Why do aviators say "roger" to indicate they've received a message? A pilot phones the show about that, "wilco," and similar language.

For some golfers, the phrase "go golfing" is as maddening as a missed two-foot putt. The proper expression, they insist, is play golf. A longtime golfer wonders whether that's true.

He's sharp as the corner of a round table. She's so sad she's pulling a face as long as a fiddle. If startling similes leaving you grinning like a basket full of possum heads, you'll love the book Intensifying Similes in English, published in 1918. It's available at no cost on the Internet Archive.

Quiz Guy Greg Pliska has a game called "Odd One Out," the object of which is to guess which of four words doesn't belong with the rest. Try this one: dove, job, polish, some.

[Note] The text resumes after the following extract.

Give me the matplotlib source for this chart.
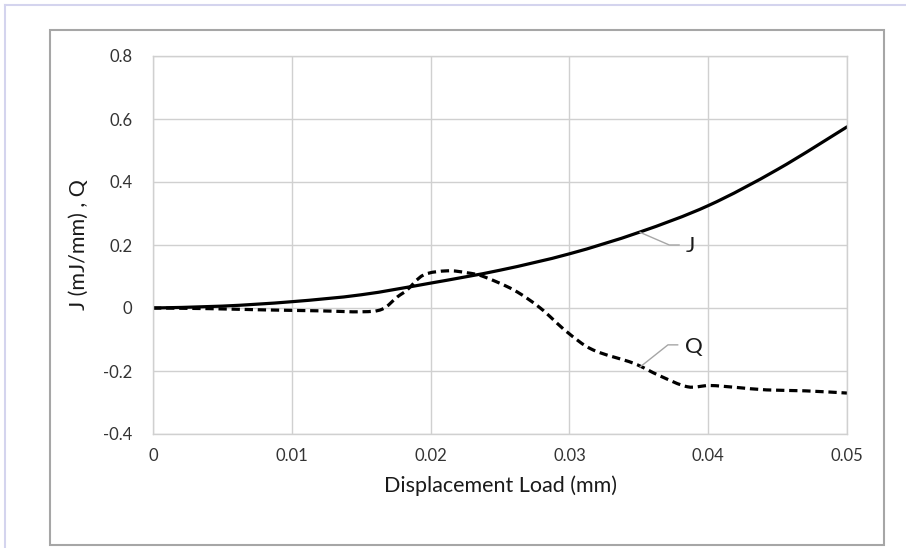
import numpy as np
import matplotlib.pyplot as plt
from matplotlib.lines import Line2D
from matplotlib.patches import Rectangle, PathPatch
from matplotlib.path import Path

# --- data ---
x_j = [0, 0.005, 0.01, 0.015, 0.02, 0.025, 0.03, 0.035, 0.04, 0.045, 0.05]
j_vals = [0, 0.006, 0.02, 0.042, 0.079, 0.12, 0.172, 0.24, 0.325, 0.44, 0.575]

x_q = [0, 0.004, 0.008, 0.012, 0.015, 0.0165, 0.0176, 0.0183, 0.0195, 0.0212,
       0.0226, 0.0238, 0.026, 0.0279, 0.0298, 0.0317, 0.0346, 0.0365, 0.0385,
       0.0401, 0.042, 0.0442, 0.047, 0.05]
q_vals = [0, -0.002, -0.006, -0.009, -0.012, -0.004, 0.035, 0.057, 0.105, 0.118,
          0.112, 0.10, 0.057, 0.0, -0.075, -0.133, -0.175, -0.215, -0.25,
          -0.246, -0.252, -0.26, -0.263, -0.27]

x_ticks = [0, 0.01, 0.02, 0.03, 0.04, 0.05]
x_tick_labels = ['0', '0.01', '0.02', '0.03', '0.04', '0.05']
y_ticks = [-0.4, -0.2, 0, 0.2, 0.4, 0.6, 0.8]
y_tick_labels = ['-0.4', '-0.2', '0', '0.2', '0.4', '0.6', '0.8']

plt.rcParams['font.family'] = ['Lato', 'DejaVu Sans']


def smooth_path(xs, ys):
    # Excel-style smoothed line: Catmull-Rom segments as cubic Beziers
    p = np.column_stack([xs, ys]).astype(float)
    n = len(p)
    verts = [p[0]]
    codes = [Path.MOVETO]
    for i in range(n - 1):
        p0 = p[i - 1] if i > 0 else p[i]
        p1, p2 = p[i], p[i + 1]
        p3 = p[i + 2] if i + 2 < n else p[i + 1]
        c1 = p1 + (p2 - p0) / 6
        c2 = p2 - (p3 - p1) / 6
        verts += [c1, c2, p2]
        codes += [Path.CURVE4] * 3
    return Path(verts, codes)


W, H = 906, 548
fig = plt.figure(figsize=(W / 100, H / 100), dpi=100)

# outer frame (lavender) and chart border (gray)
fig.add_artist(Line2D([5 / W, 1], [1 - 5 / H, 1 - 5 / H], color='#d4d4ee', lw=1.5))
fig.add_artist(Line2D([5 / W, 5 / W], [0, 1 - 5 / H], color='#d4d4ee', lw=1.5))
fig.add_artist(Rectangle((50 / W, 3 / H), (884 - 50) / W, (545 - 30) / H,
                         transform=fig.transFigure, fill=False,
                         edgecolor='#a6a6a6', lw=1.5))

ax = fig.add_axes([153 / W, (H - 434) / H, (847 - 153) / W, (434 - 56) / H])

ax.add_patch(PathPatch(smooth_path(x_j, j_vals), fill=False, edgecolor='black',
                       lw=2.3, capstyle='round'))
ax.add_patch(PathPatch(smooth_path(x_q, q_vals), fill=False, edgecolor='black',
                       lw=2.3, linestyle=(0, (2.6, 1.5))))

ax.set_xlim(0, 0.05)
ax.set_ylim(-0.4, 0.8)
ax.set_xticks(x_ticks)
ax.set_xticklabels(x_tick_labels)
ax.set_yticks(y_ticks)
ax.set_yticklabels(y_tick_labels)
ax.tick_params(length=0, labelsize=12, colors='#333333', pad=10)
ax.tick_params(axis='y', pad=15)
ax.grid(True, color='#d0d0d0', lw=1)
ax.set_axisbelow(True)
for s in ax.spines.values():
    s.set_color('#d0d0d0')
    s.set_linewidth(1)

ax.set_xlabel('Displacement Load (mm)', fontsize=15.5, color='#1a1a1a', labelpad=8)
ax.set_ylabel('J (mJ/mm) , Q', fontsize=15.5, color='#1a1a1a', labelpad=10)

# callout labels with leader lines
ax.plot([0.0351, 0.0372, 0.0379], [0.24, 0.2, 0.2], color='#a6a6a6', lw=1)
ax.text(0.0384, 0.196, 'J', fontsize=16, color='#1a1a1a', va='center', ha='left')
ax.plot([0.0351, 0.0371, 0.0378], [-0.187, -0.117, -0.117], color='#a6a6a6', lw=1)
ax.text(0.0383, -0.125, 'Q', fontsize=16, color='#1a1a1a', va='center', ha='left')

fig.savefig('out.png', dpi=100)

"Yo!" Why did people ever start using the word yo! to get someone's attention? Grant explains that in English there's mo' than one yo.

It's one of the biggest grammatical bugaboos of all, the one that bedevils even the most earnest English students: "Is it lie or lay?" Martha shares a trick for remembering the difference. See below for her clip-and-save chart of these verbs. Print it out and tape it to your computer. Better yet, laminate it and carry it in your wallet at all times. And if you choose to tattoo it onto some handy part of your body, by all means send us a photo so we can post it on the site.

How are things in your "neck of the woods"? And why heck do we say neck?

Grant reads a few lines from a favorite poem: "A New Song of New Similes" by John Gay. It also appears in the front of the book Intensifying Similes in English linked above.

In this week's installment of Slang This!, the president of the
National Puzzlers' League tries to pick out the slang terms from a list that includes poguey, pushover, noodles, and naff.

In a 1936 episode of Jack Benny's radio show, a woman says that her father sprained his ankle the night before while "truckin'." This has an A Way with Words listener confused; she thought trucking was a term from the 1970s. Grant clears up the mystery, and along the way inspires Martha to bust some moves.

Grant explains the connection between "sauce" and "don't sass me."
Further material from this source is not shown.